• _Data excerpt_:
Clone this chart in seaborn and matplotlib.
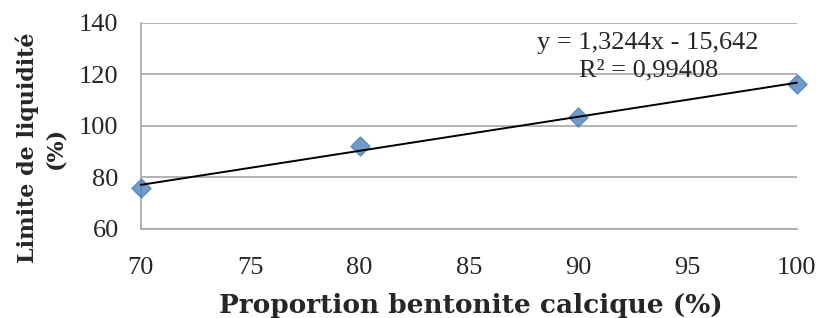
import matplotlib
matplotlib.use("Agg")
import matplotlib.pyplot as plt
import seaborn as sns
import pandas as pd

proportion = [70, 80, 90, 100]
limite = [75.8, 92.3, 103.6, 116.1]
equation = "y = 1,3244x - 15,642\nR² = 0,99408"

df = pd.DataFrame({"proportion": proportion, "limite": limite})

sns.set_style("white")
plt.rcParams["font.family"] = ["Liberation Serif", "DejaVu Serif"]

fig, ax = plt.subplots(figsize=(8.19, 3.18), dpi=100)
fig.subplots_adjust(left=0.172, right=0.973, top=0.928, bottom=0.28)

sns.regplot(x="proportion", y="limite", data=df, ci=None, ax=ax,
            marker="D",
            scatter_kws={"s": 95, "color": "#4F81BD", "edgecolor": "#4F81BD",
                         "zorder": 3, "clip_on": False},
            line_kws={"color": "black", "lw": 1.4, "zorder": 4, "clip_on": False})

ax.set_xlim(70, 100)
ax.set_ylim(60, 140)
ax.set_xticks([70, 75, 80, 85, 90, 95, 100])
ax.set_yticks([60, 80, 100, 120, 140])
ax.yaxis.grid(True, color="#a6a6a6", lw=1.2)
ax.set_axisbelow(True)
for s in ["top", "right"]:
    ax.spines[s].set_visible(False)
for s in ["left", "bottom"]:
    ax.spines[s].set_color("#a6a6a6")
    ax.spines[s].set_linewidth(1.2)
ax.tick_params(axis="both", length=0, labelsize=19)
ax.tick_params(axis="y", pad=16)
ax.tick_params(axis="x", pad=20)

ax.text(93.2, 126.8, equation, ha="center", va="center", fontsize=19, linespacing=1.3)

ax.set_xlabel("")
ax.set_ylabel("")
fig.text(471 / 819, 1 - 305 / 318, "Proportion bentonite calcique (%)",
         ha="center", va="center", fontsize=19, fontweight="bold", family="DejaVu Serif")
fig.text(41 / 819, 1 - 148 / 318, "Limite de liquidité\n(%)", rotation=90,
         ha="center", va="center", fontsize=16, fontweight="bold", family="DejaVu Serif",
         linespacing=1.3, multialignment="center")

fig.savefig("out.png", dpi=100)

• _Task to carry out_: Take the listing and print it again exactly, but without any pictures.

• _Answer to the task_:
Clone this chart in seaborn and matplotlib.
import matplotlib
matplotlib.use("Agg")
import matplotlib.pyplot as plt
import seaborn as sns
import pandas as pd

proportion = [70, 80, 90, 100]
limite = [75.8, 92.3, 103.6, 116.1]
equation = "y = 1,3244x - 15,642\nR² = 0,99408"

df = pd.DataFrame({"proportion": proportion, "limite": limite})

sns.set_style("white")
plt.rcParams["font.family"] = ["Liberation Serif", "DejaVu Serif"]

fig, ax = plt.subplots(figsize=(8.19, 3.18), dpi=100)
fig.subplots_adjust(left=0.172, right=0.973, top=0.928, bottom=0.28)

sns.regplot(x="proportion", y="limite", data=df, ci=None, ax=ax,
            marker="D",
            scatter_kws={"s": 95, "color": "#4F81BD", "edgecolor": "#4F81BD",
                         "zorder": 3, "clip_on": False},
            line_kws={"color": "black", "lw": 1.4, "zorder": 4, "clip_on": False})

ax.set_xlim(70, 100)
ax.set_ylim(60, 140)
ax.set_xticks([70, 75, 80, 85, 90, 95, 100])
ax.set_yticks([60, 80, 100, 120, 140])
ax.yaxis.grid(True, color="#a6a6a6", lw=1.2)
ax.set_axisbelow(True)
for s in ["top", "right"]:
    ax.spines[s].set_visible(False)
for s in ["left", "bottom"]:
    ax.spines[s].set_color("#a6a6a6")
    ax.spines[s].set_linewidth(1.2)
ax.tick_params(axis="both", length=0, labelsize=19)
ax.tick_params(axis="y", pad=16)
ax.tick_params(axis="x", pad=20)

ax.text(93.2, 126.8, equation, ha="center", va="center", fontsize=19, linespacing=1.3)

ax.set_xlabel("")
ax.set_ylabel("")
fig.text(471 / 819, 1 - 305 / 318, "Proportion bentonite calcique (%)",
         ha="center", va="center", fontsize=19, fontweight="bold", family="DejaVu Serif")
fig.text(41 / 819, 1 - 148 / 318, "Limite de liquidité\n(%)", rotation=90,
         ha="center", va="center", fontsize=16, fontweight="bold", family="DejaVu Serif",
         linespacing=1.3, multialignment="center")

fig.savefig("out.png", dpi=100)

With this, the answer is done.